One of my clients lived like this for all too long. He was unhappy with his life. He felt that he was a third rate citizen putting everyone’s feelings first. He had to be a husband, a father, a son and a friend, before he could just be himself. Before he could make any changes, let alone decisions, he would worry about what his wife, family, friends and colleagues thought.
For years he went on with an unhappy marriage. The situation was getting worse and worse. Tension hung in the air all the time. He felt very alone. He didn’t want others to know, and he didn’t want people thinking he had made a failure of his marriage. He didn’t want his children having to go through a split. He didn’t want anyone feeling bad about him. His health was deteriorating and his performance at work was declining.
Sometimes you have to make a decision to change a bad situation that is making you increasingly unhappy despite all those possible consequences that till now have stopped you from doing anything about it.
When finally my client took the big step and left his wife, not worrying about everyone else’s opinion, he quickly found it worked out the best for everyone involved. Those looking in from outside, well there opinion didn’t actually matter. He would tell them, get your house in order before you try and tell anyone else how to live their life.
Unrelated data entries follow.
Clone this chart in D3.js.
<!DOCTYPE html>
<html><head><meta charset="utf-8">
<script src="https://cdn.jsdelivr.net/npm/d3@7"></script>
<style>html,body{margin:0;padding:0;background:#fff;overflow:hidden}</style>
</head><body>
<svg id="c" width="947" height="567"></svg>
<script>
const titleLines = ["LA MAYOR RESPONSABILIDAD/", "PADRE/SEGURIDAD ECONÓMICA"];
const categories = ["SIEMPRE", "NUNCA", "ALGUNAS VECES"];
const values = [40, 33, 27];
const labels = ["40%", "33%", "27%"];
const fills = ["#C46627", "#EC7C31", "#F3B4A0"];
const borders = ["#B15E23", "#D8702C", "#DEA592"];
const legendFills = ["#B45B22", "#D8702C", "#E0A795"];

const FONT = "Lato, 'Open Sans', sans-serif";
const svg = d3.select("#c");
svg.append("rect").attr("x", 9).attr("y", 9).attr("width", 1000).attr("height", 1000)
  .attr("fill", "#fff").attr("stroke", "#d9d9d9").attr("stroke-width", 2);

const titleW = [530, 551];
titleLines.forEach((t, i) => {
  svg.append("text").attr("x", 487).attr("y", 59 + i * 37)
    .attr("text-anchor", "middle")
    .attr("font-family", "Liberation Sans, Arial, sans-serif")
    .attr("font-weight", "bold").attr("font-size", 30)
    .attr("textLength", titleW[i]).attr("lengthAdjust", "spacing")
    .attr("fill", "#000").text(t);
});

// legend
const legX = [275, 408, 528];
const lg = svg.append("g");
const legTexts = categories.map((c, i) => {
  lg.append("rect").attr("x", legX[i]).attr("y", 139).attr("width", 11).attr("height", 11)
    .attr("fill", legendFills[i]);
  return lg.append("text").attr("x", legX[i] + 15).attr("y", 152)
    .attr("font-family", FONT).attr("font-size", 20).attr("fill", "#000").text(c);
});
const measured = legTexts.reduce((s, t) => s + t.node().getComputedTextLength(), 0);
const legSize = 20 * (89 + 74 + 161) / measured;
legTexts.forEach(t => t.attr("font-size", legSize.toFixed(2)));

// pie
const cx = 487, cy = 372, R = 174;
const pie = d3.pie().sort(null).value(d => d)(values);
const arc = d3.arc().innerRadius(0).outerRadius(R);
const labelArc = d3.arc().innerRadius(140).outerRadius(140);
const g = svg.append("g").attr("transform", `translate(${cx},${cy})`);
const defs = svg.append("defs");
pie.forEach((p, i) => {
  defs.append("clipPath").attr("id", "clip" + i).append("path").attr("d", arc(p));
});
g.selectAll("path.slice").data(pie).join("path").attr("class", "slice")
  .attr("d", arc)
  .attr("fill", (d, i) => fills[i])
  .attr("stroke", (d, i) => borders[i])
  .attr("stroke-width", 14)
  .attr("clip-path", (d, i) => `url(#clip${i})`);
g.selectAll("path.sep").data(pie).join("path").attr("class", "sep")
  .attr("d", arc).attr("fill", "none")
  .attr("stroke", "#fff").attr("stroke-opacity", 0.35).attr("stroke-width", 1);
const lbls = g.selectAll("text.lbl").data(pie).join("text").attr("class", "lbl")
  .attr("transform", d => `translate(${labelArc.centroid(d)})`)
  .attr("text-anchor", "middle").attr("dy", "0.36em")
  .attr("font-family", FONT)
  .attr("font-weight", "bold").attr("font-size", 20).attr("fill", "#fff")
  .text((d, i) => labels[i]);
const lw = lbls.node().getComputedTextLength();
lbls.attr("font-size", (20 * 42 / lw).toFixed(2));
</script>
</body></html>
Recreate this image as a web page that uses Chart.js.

Other people’s opinion of you does not have to become your reality. Les Brown
At times the only solution is to do what is right for you, no matter the outcome. When you are able to let go of caring too much about what other people think and make your decisions free and clear of other people’s opinions, you can easily and powerfully move forward and make changes in your life.
When we believe in ourselves, trust our own opinions and decisions, not being reliant on other people’s thoughts, we are more likely to make decisions that move our life forward because we’re no longer holding ourselves back. To live based on the opinion of someone else is to hold yourself back, passing control to them.
There are people in my life who of course are important to me, and me to them. They believe in me. They champion everything I do. They understand my goals, my quest, my causes. They make me feel good when I’m around them, make me laugh and they allow me to be myself. They make me feel relaxed, comfortable when I’m with them. They’re the people who really matter, the one’s who are going to love me for who I am.
What a man thinks of himself, that it is which determines, or rather indicates his fate. Henry David Thoreau
My advice to all of you, is just be yourself. Don’t care about what people think. Start being yourself and you’ll probably find people will actually like you more for who you really are. Just be you and you can’t go wrong. Never try to change who you are to try to be what someone else wants you to be. Just be you. My attitude has always been, people will always love me, or hate me, but they’ll never forget me. It’s my life and I’ll live it how I want to live it, not like how everyone else wants me to live it.
You’ll always know that other people have their thoughts. They could be thinking about you. Maybe good, bad or indifferent. So what? Your opinion is what counts. We know the saying, that you can’t please everyone all of the time, and there’s no need to try to.
Next time you’re worrying about what someone might think of you, ask yourself ,
- Does what they think really matter?
- What matters to you?
- Can their opinion actually hurt you?
- How do I want to live my life?
To finish, I would like to offer you this quote from Marianne Williamson, A Return to Love: Reflections on the Principles of “A Course in Miracles:
Our deepest fear is not that we are inadequate. Our deepest fear is that we are powerful beyond measure. It is our light, not our darkness that most frightens us. We ask ourselves, Who am I to be brilliant, gorgeous, talented, fabulous? Actually, who are you not to be? You are a child of God. Your playing small does not serve the world. There is nothing enlightened about shrinking so that other people won’t feel insecure around you. We are all meant to shine, as children do. We were born to make manifest the glory of God that is within us. It is not just in some of us; it is in everyone. And as we let our own light shine, we unconsciously give other people permission to do the same. As we are liberated from our own fear, our presence automatically liberates others.